PDF invoice extraction with hybrid semantic + numeric search

Drop in an invoice; get back structured fields, embeddings, and a search bar that knows the difference between "consulting services" and "over $20,000".
Next.js 16
OpenAI gpt-4o-mini
Pinecone
Neon Postgres
Vercel Blob

Why this exists

Document AI demos usually stop at "the model wrote a summary." Real document workflows need exact numbers — tax rates, totals, vendor names — that have to come out of the PDF and into a queryable shape. This system takes invoices end-to-end: private upload, structured extraction against a Zod schema, vector embedding, and a search endpoint that routes the same query box to either semantic similarity or parameterised SQL depending on what the user typed.

What's built

  • Private upload pipeline. Files land in private Vercel Blob and are served through an authenticated proxy at /api/documents/:id/file — the blob URL is never exposed.
  • AI extraction with strict typing. gpt-4o-mini pulls invoice number, vendor, dates, subtotal, tax rate/amount, total, and line items against a Zod schema; failures surface as retryable errors rather than silently degraded data.
  • Hybrid search. A single search box at /api/search auto-detects numeric intent and routes accordingly: "consulting services" → Pinecone top-5; "tax 9%"tax_rate BETWEEN 0.085 AND 0.095; "over $20,000" → SQL range query.
  • Retry & delete. Failed extractions can be re-run in place; deletes cascade across blob, vectors, and the DB row in one server action.
  • Synthetic sample data. The homepage offers a ZIP of three randomly-generated invoice PDFs (via pdfkit) so the entire pipeline can be tried without bringing your own data.

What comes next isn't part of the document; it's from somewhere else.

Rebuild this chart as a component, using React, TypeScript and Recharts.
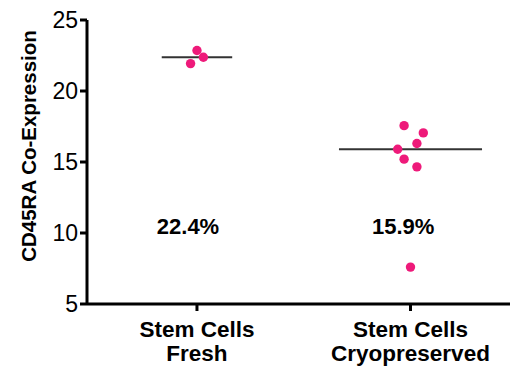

Technical choices worth calling out

Two retrieval modes, one input box

The naïve approach is to embed every query and rely on vector similarity. That fails the moment a user types "over $20,000" — the embedding doesn't know what $ or > mean numerically. So the search endpoint inspects the query first: numeric tokens (currency, percentages, comparisons) route to parameterised SQL against total_amount / tax_rate; everything else routes to Pinecone. Users get one box; the backend picks the right index.

Zod schema as the contract between LLM and DB

The extraction prompt asks for an object that matches a Zod schema, and the schema is also the type that's written to Postgres. If GPT returns malformed JSON, parsing fails before any DB write — there's no "partially extracted" row. Same schema doubles as runtime validation on the API responses.

Auto-init schema on first request

DB tables are created on the first request that touches them — no manual migration script in the deploy pipeline, no db:setup step that has to be remembered. npm run db:init exists as an escape hatch for testing, but the production happy path doesn't use it.

1024-dim embeddings to match Pinecone

text-embedding-3-small is configured to output 1024 dimensions instead of its default 1536. That's chosen specifically to fit the Pinecone Serverless cosine-1024 index — same index, same vector store, reused across this and the support-chatbot case study without spinning up a second pod.

Outcome

The pipeline ships into client products that need typed extraction from documents — invoices, receipts, contracts, forms — without rewriting the schema-driven prompt, the hybrid retrieval router, or the private-blob serving pattern.